When this poem first appeared in the 1860 edition, Whitman placed it between "I was Looking a Long While" and "As I Walk These Broad Majestic Days." In this context, "I Hear" found a place in Whitman's announcement of the great theme of freedom and in his early invention of new literary techniques. In its "Inscriptions" surroundings, this poem is thematically related to "To Thee Old Cause" (1871), "America" (1888), "Thou Mother with Thy Equal Brood" (1872), and the prophetic nationalism of "To-day and Thee" (1888).

The idea of "America" in "I Hear" is that of the poem "America" (1888), conceived of as the Mother, source of the themes of freedom, law, and love expressed by her children. These children are the daughters and sons who find voice in "I Hear." The songs they sing are those described in "Starting from Paumanok" (1860): the poems of materials that are the most spiritual poems. To the expanding and rhapsodic ego discovering the universal immanent in each particular, Whitman found appropriate the catalogue of parallelisms contained in a thematic envelope. But in "I Hear" the abbreviated exploration of this method restricts expansion.

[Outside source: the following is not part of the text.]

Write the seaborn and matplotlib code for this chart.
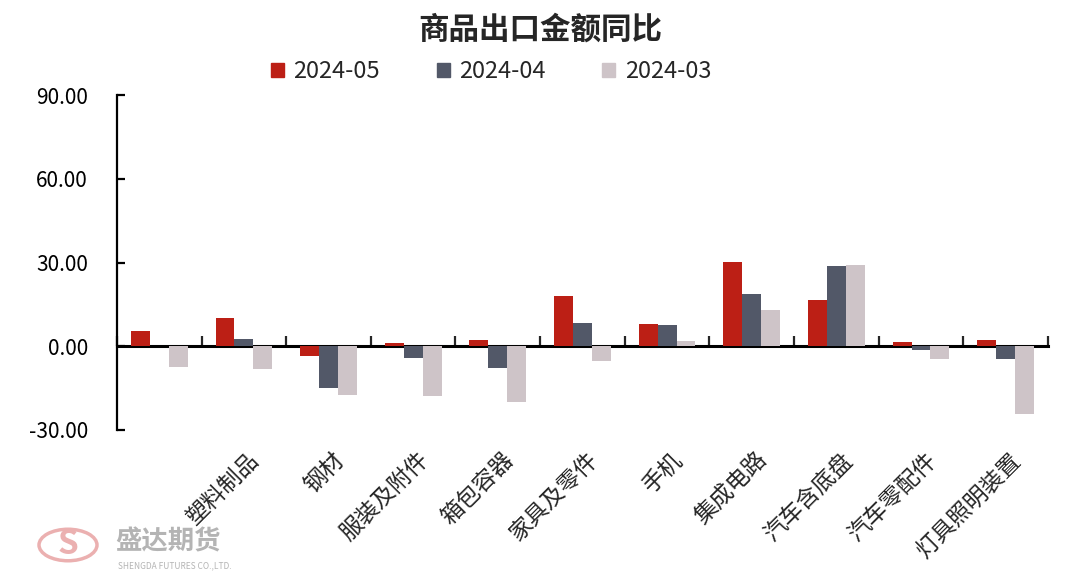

Isadora Duncan, calling herself "the spiritual daughter of Walt Whitman" (39), was inspired by this poem and sought commensurate dance and music. Critical response notes this poem's nonmusicality, its vagueness, sentimentality, and folksy nationalism, yet places the poem in the category of dilation, transport, and amazement. "I Hear" is the exploration of a method, not a full literary development of it; the poet is still in his workshop, but the themes, materials, and method are all in plain view.


Allen, Gay Wilson. Walt Whitman Handbook. 1946. New York: Hendricks House, 1962.

Bradley, Sculley, Harold W. Blodgett, Arthur Golden, and William White. Introduction. Leaves of Grass: A Textual Variorum of the Printed Poems. Ed. Bradley, Blodgett, Golden, and White. Vol. 1. New York: New York UP, 1980. xv–xxv.

Duncan, Isadora. My Life. London: Victor Gollancz, 1928.

Miller, James E., Jr. A Critical Guide to "Leaves of Grass." Chicago: U of Chicago P, 1957.

Stovall, Floyd. Introduction. Walt Whitman: Representative Selections. 1939. Ed. Stovall. Rev. ed. New York: Hill and Wang, 1961. xi–lii.

Vanderbilt, Kermit. "'I Hear America Singing': Whitman and Democratic Culture." Walt Whitman Review 21 (1975): 22–28.